O mesmo aconteceu mais recentemente com outros dispositivos, como os tablets. A grande tendência, portanto, é que todos esses dispositivos – bem como os desktops, laptops, ultrabooks e até mesmo os televisores – tenham num futuro próximo sistemas operacionais abertos.
“Um bom exemplo”, relembra Steinhauser, “é o receptor de TV aberta, lançado no Consumer Electronics Show (CES 2012), em janeiro, em Las Vegas, pela Lenovo e pela Qualcomm, que usa o sistema operacional Android. E funciona perfeitamente bem para tudo que quisermos.”

Três competências
A convergência entre as três telas é resultado de três fatores tecnológicos: capacidade computacional, conectividade e multimídia. Essas três capacidades ou competências tecnológicas precisam ser comuns às três telas. Sem elas não haveria convergência entre smartphones, televisores e computadores.

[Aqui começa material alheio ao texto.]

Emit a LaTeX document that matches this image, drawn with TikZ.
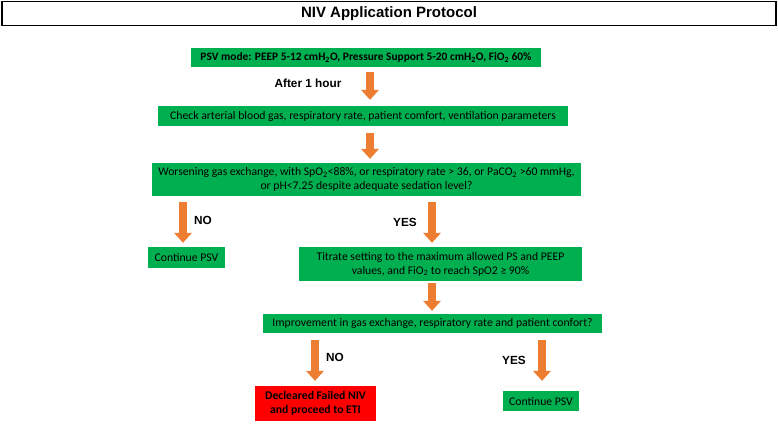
\documentclass[tikz,border=0pt]{standalone}
\usepackage{fontspec}
\setmainfont{Carlito}
\newfontfamily\arialf{Liberation Sans}
\usetikzlibrary{arrows.meta,calc}
\definecolor{boxgreen}{HTML}{00B050}
\definecolor{boxred}{HTML}{FF0000}
\definecolor{arrorange}{HTML}{ED7D31}
\tikzset{
  gbox/.style={fill=boxgreen, inner sep=0pt, align=center, text=black, font=\fontsize{11.7}{13.8}\selectfont},
  rbox/.style={fill=boxred, inner sep=0pt, align=center, text=black, font=\fontsize{11.7}{13.8}\selectfont\bfseries},
  blk/.style={draw=arrorange, line width=8pt, -{Triangle[width=18pt,length=10pt,line width=0pt]}},
  lbl/.style={font=\arialf\bfseries\fontsize{11.8}{13}\selectfont, inner sep=0pt}
}
\begin{document}
\begin{tikzpicture}[x=1pt,y=-1pt]
\useasboundingbox (0,0) rectangle (778,423);
\node[draw=black, line width=1.5pt, minimum width=774pt, minimum height=24pt, inner sep=0pt,
  font=\arialf\bfseries\fontsize{15}{17}\selectfont] (title) at (389,13.5) {NIV Application Protocol};
\node[gbox, minimum width=350pt, minimum height=19pt, font=\fontsize{11.4}{13.8}\selectfont\bfseries] (psv) at (366,57.5)
  {PSV mode: PEEP 5-12 cmH\textsubscript{2}O, Pressure Support 5-20 cmH\textsubscript{2}O, FiO\textsubscript{2} 60\%};
\node[gbox, minimum width=410pt, minimum height=20pt] (check) at (363,116)
  {Check arterial blood gas, respiratory rate, patient comfort, ventilation parameters};
\node[gbox, minimum width=429pt, minimum height=33pt] (worse) at (366.5,179.5)
  {Worsening gas exchange, with SpO\textsubscript{2}<88\%, or respiratory rate > 36, or PaCO\textsubscript{2} >60 mmHg,\\ or pH<7.25 despite adequate sedation level?};
\node[gbox, minimum width=77pt, minimum height=21pt] (contL) at (186.5,257.5) {Continue PSV};
\node[gbox, minimum width=283pt, minimum height=34pt] (titrate) at (440.5,264)
  {Titrate setting to the maximum allowed PS and PEEP\\ values, and FiO\textsubscript{2} to reach SpO2 ≥ 90\%};
\node[gbox, minimum width=339pt, minimum height=19pt] (improve) at (432.5,323.5)
  {Improvement in gas exchange, respiratory rate and patient confort?};
\node[rbox, minimum width=121pt, minimum height=35pt] (red) at (315.5,403.5)
  {Decleared Failed NIV\\ and proceed to ETI};
\node[gbox, minimum width=76pt, minimum height=20pt] (contR) at (541,401) {Continue PSV};
\draw[blk] ($(psv.south)+(4,5)$) -- ($(check.north)+(7,-6)$);
\draw[blk] ($(check.south)+(7,7)$) -- ($(worse.north)+(3.5,-4)$);
\draw[blk] ($(contL.north |- worse.south)+(-3.5,6)$) -- ($(contL.north)+(-3.5,-4)$);
\draw[blk] ($(titrate.north |- worse.south)+(-8.5,6)$) -- ($(titrate.north)+(-8.5,-4)$);
\draw[blk] ($(titrate.south)+(-8.5,2)$) -- ($(improve.north)+(-0.5,-3)$);
\draw[blk] ($(red.north |- improve.south)+(-0.5,7)$) -- ($(red.north)+(-0.5,-5)$);
\draw[blk] ($(contR.north |- improve.south)+(1,7)$) -- ($(contR.north)+(1,-10)$);
\node[lbl] (l1) at (308,83) {After 1 hour};
\node[lbl] (l2) at (203,220) {NO};
\node[lbl] (l3) at (405,222) {YES};
\node[lbl] (l4) at (335,357) {NO};
\node[lbl] (l5) at (514,360) {YES};
\end{tikzpicture}
\end{document}
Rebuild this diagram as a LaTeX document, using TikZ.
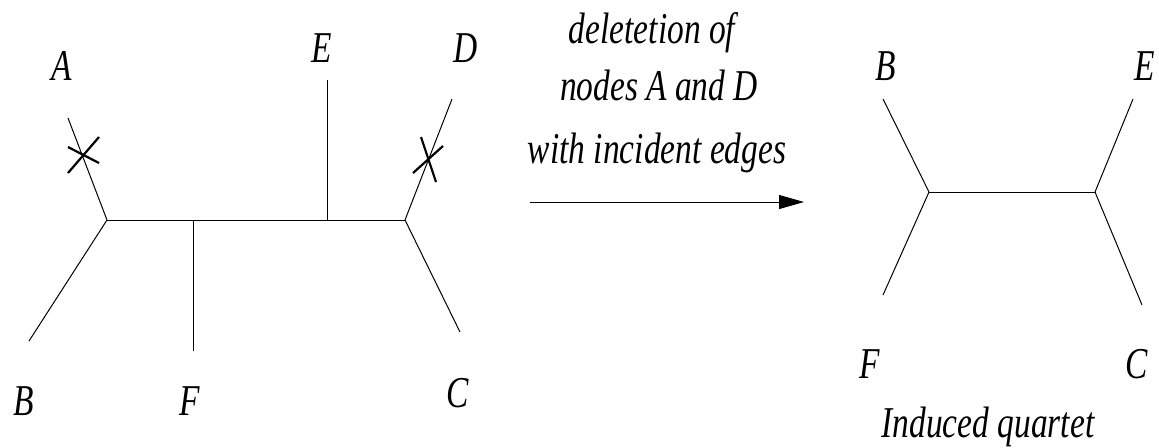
\documentclass[tikz,border=0pt]{standalone}
\usepackage{fontspec}
\newfontfamily\lblfont{Liberation Serif}[FakeStretch=0.76]
\usetikzlibrary{arrows.meta}
\begin{document}
\begin{tikzpicture}[x=0.5pt,y=-0.5pt,
  edge/.style={line width=0.5pt},
  xmark/.style={line width=1.1pt},
  lbl/.style={anchor=base,inner sep=0pt,font=\lblfont\itshape\fontsize{22}{26}\selectfont},
  every node/.style={inner sep=0pt}]
\useasboundingbox (0,0) rectangle (1159,447);
% left tree vertices
\coordinate (u) at (107,220);
\coordinate (v) at (193,220);
\coordinate (w) at (327,220);
\coordinate (z) at (405,220);
\coordinate (la) at (68,118);
\coordinate (lb) at (29,341);
\coordinate (lf) at (193,351);
\coordinate (le) at (327,80);
\coordinate (ld) at (452,99);
\coordinate (lc) at (460,332);
\draw[edge] (u) -- (la);
\draw[edge] (u) -- (lb);
\draw[edge] (u) -- (z);
\draw[edge] (v) -- (lf);
\draw[edge] (w) -- (le);
\draw[edge] (z) -- (ld);
\draw[edge] (z) -- (lc);
% crosses
\coordinate (xa1) at (68,173); \coordinate (xa2) at (99,137);
\coordinate (xa3) at (68,147); \coordinate (xa4) at (99,163);
\draw[xmark] (xa1) -- (xa2);
\draw[xmark] (xa3) -- (xa4);
\coordinate (xd1) at (421,137); \coordinate (xd2) at (436,182);
\coordinate (xd3) at (413,173); \coordinate (xd4) at (443,146);
\draw[xmark] (xd1) -- (xd2);
\draw[xmark] (xd3) -- (xd4);
% left labels
\node[lbl] (A) at (62,80) {A};
\node[lbl] (E) at (322,62) {E};
\node[lbl] (D) at (466,62) {D};
\node[lbl] (B) at (24,415) {B};
\node[lbl] (F) at (190,415) {F};
\node[lbl] (C) at (458,407) {C};
% middle text and arrow
\node[lbl] (t1) at (652,43) {deletetion of};
\node[lbl] (t2) at (659,100) {nodes A and D};
\node[lbl] (t3) at (657,163) {with incident edges};
\coordinate (a0) at (530,202);
\coordinate (a1) at (804,202);
\draw[edge,-{Triangle[length=12.5pt,width=7pt]}] (a0) -- (a1);
% right tree
\coordinate (p) at (929,192);
\coordinate (q) at (1095,192);
\coordinate (rb) at (883,99);
\coordinate (re) at (1133,99);
\coordinate (rf) at (883,295);
\coordinate (rc) at (1142,305);
\draw[edge] (p) -- (q);
\draw[edge] (p) -- (rb);
\draw[edge] (p) -- (rf);
\draw[edge] (q) -- (re);
\draw[edge] (q) -- (rc);
\node[lbl] (B2) at (886,80) {B};
\node[lbl] (E2) at (1145,80) {E};
\node[lbl] (F2) at (870,378) {F};
\node[lbl] (C2) at (1137,378) {C};
\node[lbl] (iq) at (988,437) {Induced quartet};
\end{tikzpicture}
\end{document}
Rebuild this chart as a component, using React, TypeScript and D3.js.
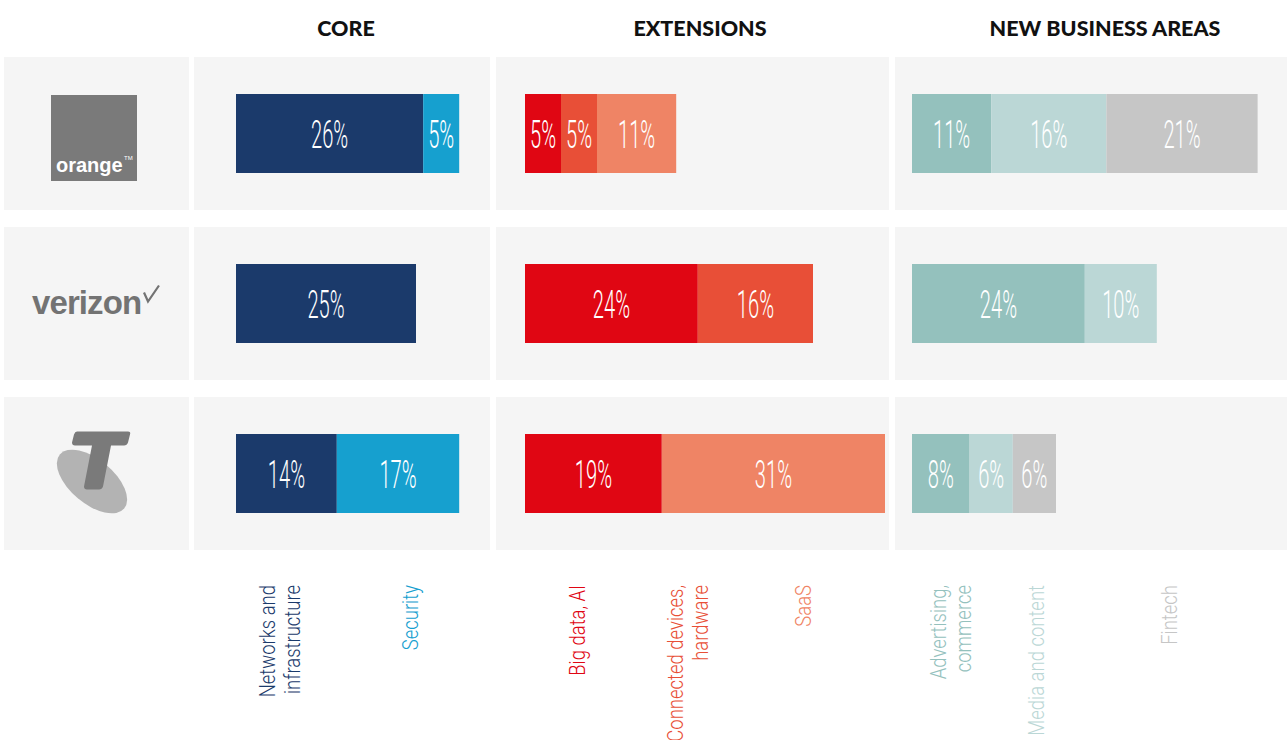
import React from 'react';
import * as d3 from 'd3';

const companies = ['Orange', 'Verizon', 'Telstra'];
const groupTitles = ['CORE', 'EXTENSIONS', 'NEW BUSINESS AREAS'];

// share of activity per company (%), one array per category
const networksValues = [26, 25, 14];
const securityValues = [5, 0, 17];
const bigDataValues = [5, 24, 19];
const connectedValues = [5, 16, 0];
const saasValues = [11, 0, 31];
const advertisingValues = [11, 24, 8];
const mediaValues = [16, 10, 6];
const fintechValues = [21, 0, 6];

const coreKeys = ['networks', 'security'];
const extensionKeys = ['bigData', 'connected', 'saas'];
const newBusinessKeys = ['advertising', 'media', 'fintech'];

const categoryLabels: Record<string, string[]> = {
  networks: ['Networks and', 'infrastructure'],
  security: ['Security'],
  bigData: ['Big data, AI'],
  connected: ['Connected devices,', 'hardware'],
  saas: ['SaaS'],
  advertising: ['Advertising,', 'commerce'],
  media: ['Media and content'],
  fintech: ['Fintech'],
};

const colors: Record<string, string> = {
  networks: '#1b3a6b',
  security: '#16a0cf',
  bigData: '#e00613',
  connected: '#e84f37',
  saas: '#ef8465',
  advertising: '#94c1bd',
  media: '#bbd7d6',
  fintech: '#c6c6c6',
};

const rows = companies.map((c, i) => ({
  company: c,
  networks: networksValues[i],
  security: securityValues[i],
  bigData: bigDataValues[i],
  connected: connectedValues[i],
  saas: saasValues[i],
  advertising: advertisingValues[i],
  media: mediaValues[i],
  fintech: fintechValues[i],
}));

const W = 1287;
const H = 740;

// panel layout
const panels = [
  { x0: 194, x1: 490, barX: 236, titleX: 346, keys: coreKeys },
  { x0: 496, x1: 889, barX: 525, titleX: 700, keys: extensionKeys },
  { x0: 895, x1: 1287, barX: 912, titleX: 1105, keys: newBusinessKeys },
];
const labelX: Record<string, number> = {
  networks: 275, security: 418, bigData: 585, connected: 683, saas: 811,
  advertising: 946, media: 1044, fintech: 1177,
};

const y = d3.scaleBand<string>().domain(companies).range([57, 550]).paddingInner(0.1);
const w = d3.scaleLinear().domain([0, 10]).range([0, 72]);
const barH = 79;

const condensed = 'Roboto, "Liberation Sans", sans-serif';
const logoFont = '"Liberation Sans", Arial, sans-serif';

const Logo: React.FC<{ company: string; cy: number }> = ({ company, cy }) => {
  if (company === 'Orange') {
    const t = cy + 4.5;
    return (
      <g>
        <rect x={51} y={t - 43} width={86} height={86} fill="#7a7a7a" />
        <text x={56} y={t + 34} fill="#fff" fontFamily={logoFont} fontWeight={700} fontSize={20}>orange</text>
        <text x={124} y={t + 22} fill="#fff" fontFamily={logoFont} fontSize={6}>TM</text>
      </g>
    );
  }
  if (company === 'Verizon') {
    return (
      <g>
        <text x={32} y={cy + 10} fill="#737373" fontFamily={logoFont}
          fontWeight={700} fontSize={33} letterSpacing={-0.9}>verizon</text>
        <polyline points={`144,${cy - 11} 148,${cy - 2} 159,${cy - 18}`} fill="none"
          stroke="#737373" strokeWidth={2.2} />
      </g>
    );
  }
  const o = cy - 473;
  return (
    <g transform={`translate(0,${o})`}>
      <ellipse cx={0} cy={0} rx={42} ry={22} fill="#b3b3b3"
        transform="translate(92,481) rotate(40)" />
      <path fill="#7a7a7a"
        d="M77,431 L128,431 Q131,431 130,434 L128,442 Q127,445 124,445 L111,445 L103,486 Q102,489 99,489 L87,489 Q84,489 84,486 L92,445 L75,445 Q72,445 72,442 L74,434 Q75,431 77,431 Z" />
    </g>
  );
};

const App: React.FC = () => {
  return (
    <div style={{ position: 'absolute', left: 0, top: 0 }}>
      <svg width={W} height={H} viewBox={`0 0 ${W} ${H}`} style={{ display: 'block', background: '#fff' }}>
        {groupTitles.map((t, i) => (
          <text key={t} x={panels[i].titleX} y={36} textAnchor="middle" fontFamily='Lato, "Open Sans", sans-serif'
            fontWeight={900} fontSize={21.5} fill="#111">{t}</text>
        ))}

        {companies.map((c) => {
          const top = y(c)!;
          const bh = y.bandwidth();
          const cy = top + bh / 2;
          return (
            <g key={c}>
              <rect x={4} y={top} width={185} height={bh} fill="#f5f5f5" />
              {panels.map((p, pi) => (
                <rect key={pi} x={p.x0} y={top} width={p.x1 - p.x0} height={bh} fill="#f5f5f5" />
              ))}
              <Logo company={c} cy={cy} />
            </g>
          );
        })}

        {panels.map((p, pi) => {
          const series = d3.stack<any>().keys(p.keys)(rows);
          return (
            <g key={pi}>
              {series.map((s) => (
                <g key={s.key}>
                  {s.map((d, i) => {
                    const v = d[1] - d[0];
                    if (!v) return null;
                    const x0 = p.barX + w(d[0]);
                    const bw = w(v);
                    const cy = y(companies[i])! + y.bandwidth() / 2;
                    const cx = x0 + bw / 2;
                    return (
                      <g key={i}>
                        <rect x={x0} y={cy - barH / 2} width={bw} height={barH} fill={colors[s.key]} />
                        <text transform={`translate(${cx},${cy + 14}) scale(0.53,1)`} textAnchor="middle"
                          fontFamily={condensed} fontWeight={300} fontSize={38} fill="#fff">{v}%</text>
                      </g>
                    );
                  })}
                </g>
              ))}
            </g>
          );
        })}

        {Object.keys(categoryLabels).map((k) => (
          <text key={k} transform={`translate(${labelX[k]},585) rotate(-90) scale(0.84,1)`}
            textAnchor="end" fontFamily={condensed} fontWeight={300} fontSize={22} fill={colors[k]}>
            {categoryLabels[k].map((line, li) => (
              <tspan key={li} x={0} dy={li === 0 ? 0 : 25}>{line}</tspan>
            ))}
          </text>
        ))}
      </svg>
    </div>
  );
};

export default App;
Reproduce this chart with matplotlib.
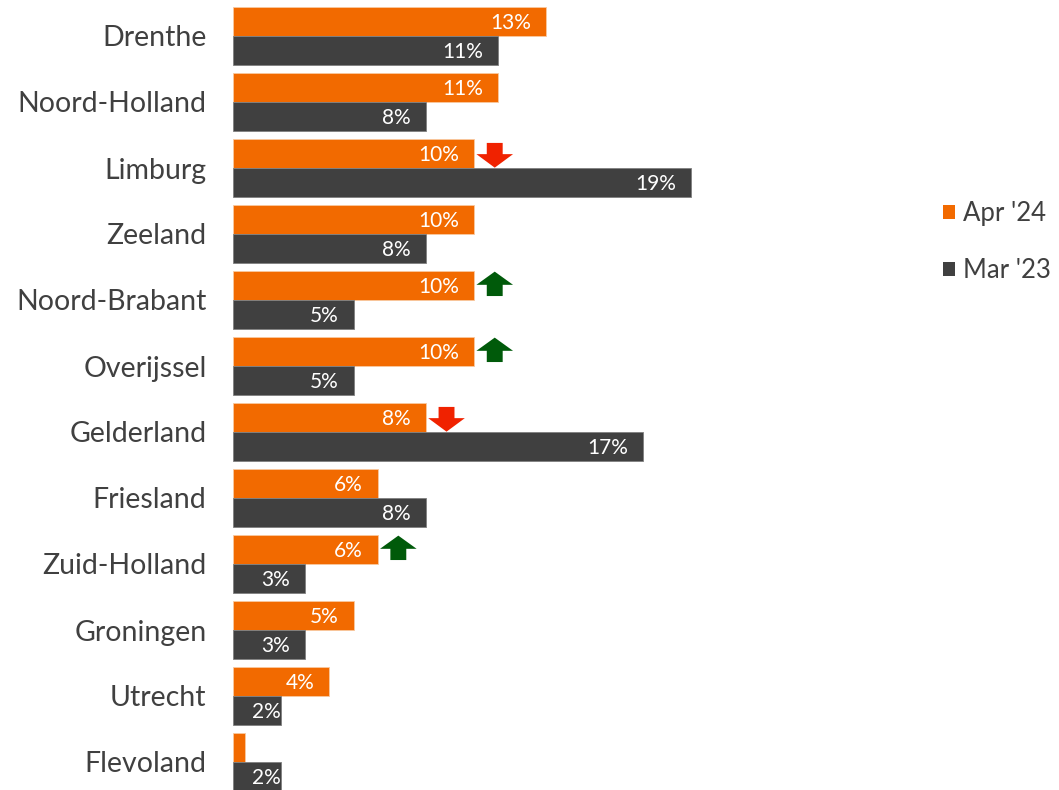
import numpy as np
import matplotlib.pyplot as plt
from matplotlib.patches import Patch, Polygon

# provinces, top to bottom
provinces = ['Drenthe', 'Noord-Holland', 'Limburg', 'Zeeland', 'Noord-Brabant',
             'Overijssel', 'Gelderland', 'Friesland', 'Zuid-Holland', 'Groningen',
             'Utrecht', 'Flevoland']
apr24 = [13, 11, 10, 10, 10, 10, 8, 6, 6, 5, 4, 0.5]
mar23 = [11, 8, 19, 8, 5, 5, 17, 8, 3, 3, 2, 2]
apr24_labels = ['13%', '11%', '10%', '10%', '10%', '10%', '8%', '6%', '6%', '5%', '4%', '']
mar23_labels = ['11%', '8%', '19%', '8%', '5%', '5%', '17%', '8%', '3%', '3%', '2%', '2%']
# trend markers next to the Apr '24 bar
trend = {'Limburg': 'down', 'Noord-Brabant': 'up', 'Overijssel': 'up',
         'Gelderland': 'down', 'Zuid-Holland': 'up'}

ORANGE = '#F26A00'
DARK = '#404040'
TXT = '#404040'
UP_C = '#005A0A'
DOWN_C = '#F02200'

plt.rcParams['font.family'] = ['Lato', 'DejaVu Sans']

fig = plt.figure(figsize=(10.59, 7.90), dpi=100)
ax = fig.add_axes([233 / 1059, 0, 687 / 1059, 1])

y = np.arange(len(provinces))
h = 0.44
ax.barh(y - h / 2, apr24, height=h, color=ORANGE, edgecolor='#F9C9A0', linewidth=0.6)
ax.barh(y + h / 2, mar23, height=h, color=DARK, edgecolor='#7F7F7F', linewidth=0.6)

def bar_label(v, yy, s):
    if not s:
        return
    pad = 0.62 if v > 2.5 else 0.0
    ax.text(v - pad, yy + 0.02, s, ha='right', va='center', color='white', fontsize=15)

for i in range(len(provinces)):
    bar_label(apr24[i], y[i] - h / 2, apr24_labels[i])
    bar_label(mar23[i], y[i] + h / 2, mar23_labels[i])

# block arrows drawn in data units (x in %, y in group units)
for i, name in enumerate(provinces):
    if name not in trend:
        continue
    x0 = apr24[i] + 0.1
    w, sw = 1.52, 0.66
    xc = x0 + w / 2
    c = y[i]
    if trend[name] == 'down':
        pts = [(xc - sw / 2, c - 0.38), (xc + sw / 2, c - 0.38), (xc + sw / 2, c - 0.21),
               (x0 + w, c - 0.21), (xc, c - 0.005), (x0, c - 0.21), (xc - sw / 2, c - 0.21)]
        col = DOWN_C
    else:
        pts = [(xc - sw / 2, c - 0.06), (xc + sw / 2, c - 0.06), (xc + sw / 2, c - 0.23),
               (x0 + w, c - 0.23), (xc, c - 0.43), (x0, c - 0.23), (xc - sw / 2, c - 0.23)]
        col = UP_C
    ax.add_patch(Polygon(pts, closed=True, color=col, lw=0))

ax.set_xlim(0, 687 / 24.1)
ax.set_ylim((790 - 36) / 66, -36 / 66)
ax.set_yticks(y)
ax.set_yticklabels(provinces, fontsize=20.5, color=TXT)
ax.tick_params(axis='y', length=0, pad=19)
ax.set_xticks([])
for sp in ax.spines.values():
    sp.set_visible(False)

handles = [Patch(facecolor=ORANGE, label="Apr '24"), Patch(facecolor=DARK, label="Mar '23")]
fig.legend(handles=handles, loc='upper left', bbox_to_anchor=(943 / 1059, 1 - 201 / 790),
           frameon=False, fontsize=18.5, handlelength=0.48, handleheight=0.45,
           handletextpad=0.3, labelspacing=1.25, borderpad=0, borderaxespad=0,
           labelcolor=TXT)

fig.savefig('out.png', dpi=100)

Vejamos o que ocorre com os novos smartphones, que são acionados a cada dia por chipsets com maior capacidade computacional. Alguns deles são processadores de quatro núcleos, como alguns exibidos Mobile World Congress 2012, em Barcelona, em fevereiro.
“Aqueles pequenos smartphones”, lembra Rafael Steinhauser, “incorporam uma tecnologia ainda mais sofisticada que a dos nossos melhores home theaters, pois os seus chipsets dispõem de recursos extraordinários, como alta definição, microfones sensíveis, alto-falantes, dolby avançado, som surround 7.1.”
A grande diferença é que os smart-phones consomem muito menos energia, não aquecem e custam apenas uma pequena fração do preço dos home theaters.